今回、電気電子系約140名の中から15名が、優れた修士論文発表を行いこの賞を受賞しました。受賞者にインタビューです。

吉田隼さん(左),瀧口憲一朗さん(真ん中),熊谷颯人さん(右) 研究室生活で,支え合いながらも切磋琢磨した大切な同期です。

吉田隼さん(左),瀧口憲一朗さん(中央),熊谷颯人さん(右:受賞者)
研究室生活で,支え合いながらも切磋琢磨した大切な同期です。

この研究はどんな内容ですか?

私の研究は体温を用いたマイクロ熱電発電モジュールに関するもので、高い出力電力が得られる新しいデバイス構造を考案して、その効果を明らかにしました。

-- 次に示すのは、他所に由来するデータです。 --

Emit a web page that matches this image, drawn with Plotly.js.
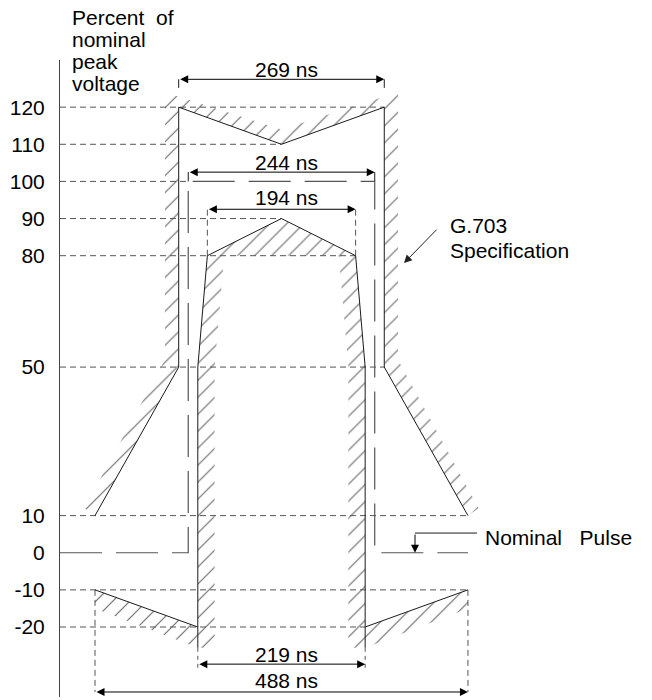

どのように世の中の役に立つことが期待できるのでしょうか?

この研究は、近年注目を集めているIoH(Internet-of-human)で役に立つと考えています。IoHはヒトを対象としたIoTのような電子システムで、医療・介護・ヘルスケアも分野で期待されています。体温を用いたマイクロ熱電発電モジュールはこのIoHにおけるマン・マシン・インターフェイスとなるウェアラブル端末の電源として用いることができます。今回、私が修士論文で開発した人体からの微弱な熱流を効果的に電力に変換できる熱電発電モジュール技術をウェアラブル端末の電源として利用することで、わざわざ外部電源から充電する必要がなくなります。これはAlways-onが必要なIoHの端末に適した電源技術になると考えています。

この研究の重要な課題と解決策は何でしたか?

体温を用いたマイクロ熱電発電モジュールでは、デバイスの熱抵抗の最適化が極めて重要になりますが、このためには熱電発電素子の熱絶縁技術と最適設計技術が重要になります。真空を熱絶縁に用いれば高い出力が得られますが、これでは熱電発電素子部の機械的強度を確保することが難しくなりモジュールへの実装も容易にはできません。そこで、高い出力電力を得るために、新たな熱絶縁の構造を提案し、この構造を取り入れたマイクロ熱電発電モジュールの構造最適化技術を開発しました。この技術ではモジュールの機械的強度を損なうことなく高い出力が得られます。修士論文ではこのような新たなデバイス構造の提案からはじめ、モデリング、構造最適化、出力の高精度解析などを詳細に研究した結果をまとめました。

受賞の感想

提案した新構造は、いくつもの構造を提案しては、検討・評価とリバイスという作業を繰り返して、ようやく到達することができたものです。私自身も驚くほどよい性能を持つ構造を考案できたと満足していますし、この結果を初めて見た時にとても嬉しかったことを今でも鮮明に覚えています。成果を出すまでにかなり時間がかかりましたが、このような形で評価していただけたことは大変嬉しく思います。また、学部と修士の3年間ご指導いただいた指導教員の先生にはたいへんお世話になり、また構想発表や中間発表で貴重なアドバイスをいただいた電気電子系の先生方にも感謝しています。この 3年間の経験を生かして、就職先の企業でも活躍できるような人になりたいと思います。